McQuaid’s statement failed to mention the stakeholder process or the origin of the proposal. His plan will require team staff to earn a skills certification and will set a ratio of seven riders per doctor, coach, and director. The Irishman acknowledged that this may require a contraction in team size.
“Today’s riders should never be faced with having to make the same choices as previous generations,” McQuaid in the press release, alluding to doping. “Today’s teams and those of the future must be built upon a model where riders are placed at the center of the organization, where their performance is monitored and underpinned through collaboration with a multi-disciplinary scientific team.”
In the UCI stakeholder report, published May 22, 2013, Deloitte LLP recommended the UCI increase regulation on team doctors: “Teams may employ only pre-approved team doctors who should be appropriately certified by the CADF.”
Other components of McQuaid’s proposal include capping riders’ annual race days at 80 and a new revenue-sharing arrangement between organizers and teams.
In the stakeholder report, Deloitte recommended that revenue sharing be explored to increase stability at the top level of the sport: “We believe that the basis for improving the financial stability of professional cycling, is to establish a successful competition structure. If the fundamentals are right, teams, riders and organizers will have the best opportunity to share in increased revenues.”
McQuaid said he planned to work with the teams to develop the new policy.
The president of cycling’s world governing body is locked with challenger Brian Cookson in a contentious election campaign for the UCI’s top post.
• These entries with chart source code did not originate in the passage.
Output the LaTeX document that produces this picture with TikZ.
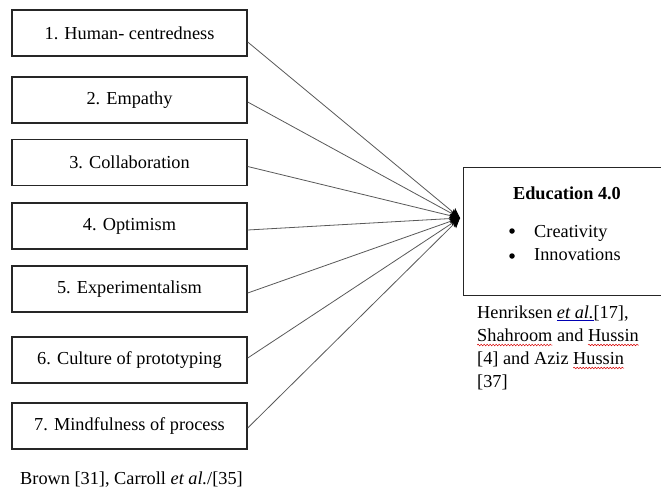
\documentclass[tikz,border=0pt]{standalone}
\usepackage{fontspec}
\setmainfont{Liberation Serif}
\usetikzlibrary{arrows.meta,positioning,decorations.pathmorphing}
\newcommand{\redwave}[1]{\setbox0\hbox{#1}\leavevmode\rlap{\copy0}\rlap{\tikz[baseline=0pt,x=1pt,y=1pt]{\useasboundingbox (0pt,0pt) rectangle (\the\wd0,0pt); \draw[red!85!black, line width=0.5pt, decorate, decoration={snake, amplitude=0.8pt, segment length=3pt}] (0pt,-4pt) -- (\the\wd0,-4pt);}}\hspace{\wd0}}
\newcommand{\blueline}[1]{\setbox0\hbox{#1}\leavevmode\rlap{\copy0}\rlap{\color{blue!70!black}\rule[-3pt]{\wd0}{0.8pt}}\hspace{\wd0}}
\tikzset{
  factor/.style={draw=black!85, line width=1.4pt, minimum width=235pt, minimum height=46pt, inner sep=0pt, font=\fontsize{18.3}{23}\selectfont},
  link/.style={draw=black!65, line width=0.8pt, -{Stealth[length=10pt,width=9pt,inset=2pt,color=black]}},
  txt/.style={font=\fontsize{18.3}{23}\selectfont, inner sep=0pt},
  bul/.style={circle, fill=black, inner sep=0pt, minimum size=5.5pt}
}
\begin{document}
\begin{tikzpicture}[x=1pt,y=-1pt]
\useasboundingbox[fill=white] (0,0) rectangle (661,490);
\node[factor] (b1) at (129.5,33) {1. Human- centredness};
\node[factor] (b2) at (129.5,100) {2. Empathy};
\node[factor] (b3) at (129.5,162.5) {3. Collaboration};
\node[factor] (b4) at (129.5,226) {4. Optimism};
\node[factor] (b5) at (129.5,289) {5. Experimentalism};
\node[factor] (b6) at (129.5,360) {6. Culture of prototyping};
\node[factor] (b7) at (129.5,426) {7. Mindfulness of process};
\node[draw=black!85, line width=1.4pt, minimum width=240pt, minimum height=128pt, inner sep=0pt, anchor=north west] (edu) at (463,167) {};
\node[txt, font=\fontsize{18.3}{23}\selectfont\bfseries] (eduT) at (567,193) {Education 4.0};
\node[txt, anchor=base west] (c1) at (534,237) {Creativity};
\node[txt, anchor=base west] (c2) at (534,260) {Innovations};
\node[bul] (d1) at (512,231) {};
\node[bul] (d2) at (512,256) {};
\coordinate (tip) at (460,218);
\draw[link] ([yshift=-9pt]b1.east) -- (tip);
\draw[link] ([yshift=-2pt]b2.east) -- (tip);
\draw[link] ([yshift=-4pt]b3.east) -- (tip);
\draw[link] ([yshift=-4pt]b4.east) -- (tip);
\draw[link] ([yshift=-4pt]b5.east) -- (tip);
\draw[link] ([yshift=2pt]b6.east) -- (tip);
\draw[link] ([yshift=-2pt]b7.east) -- (tip);
\node[txt, anchor=base west] (r1) at (477,318) {Henriksen \blueline{\textit{et al.}}[17],};
\node[txt, anchor=base west] (r2) at (477,341) {\redwave{Shahroom} and \redwave{Hussin}};
\node[txt, anchor=base west] (r3) at (477,364) {[4] and Aziz \redwave{Hussin}};
\node[txt, anchor=base west] (r4) at (477,387) {[37]};
\node[txt, anchor=base west] (ref) at (20,484) {Brown [31], Carroll \textit{et al.}/[35]};
\end{tikzpicture}
\end{document}
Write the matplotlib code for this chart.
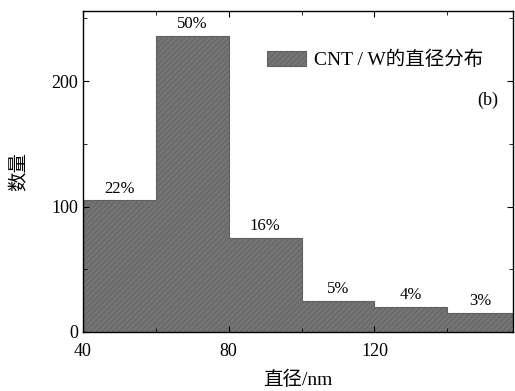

A number of detractors have challenged the legitimacy of McQuaid’s candidacy after the federations in his home country of Ireland and adopted home of Switzerland refused to back his run for the seat.
The UCI Congress will elect the governing body’s next president at the world road championships on September 27 in Florence, Italy.
Both candidates are slated to appear in Zurich this Sunday in front of an Exceptional General Assembly of the European Cycling Union, where they will each present their platforms for the 14 European delegates.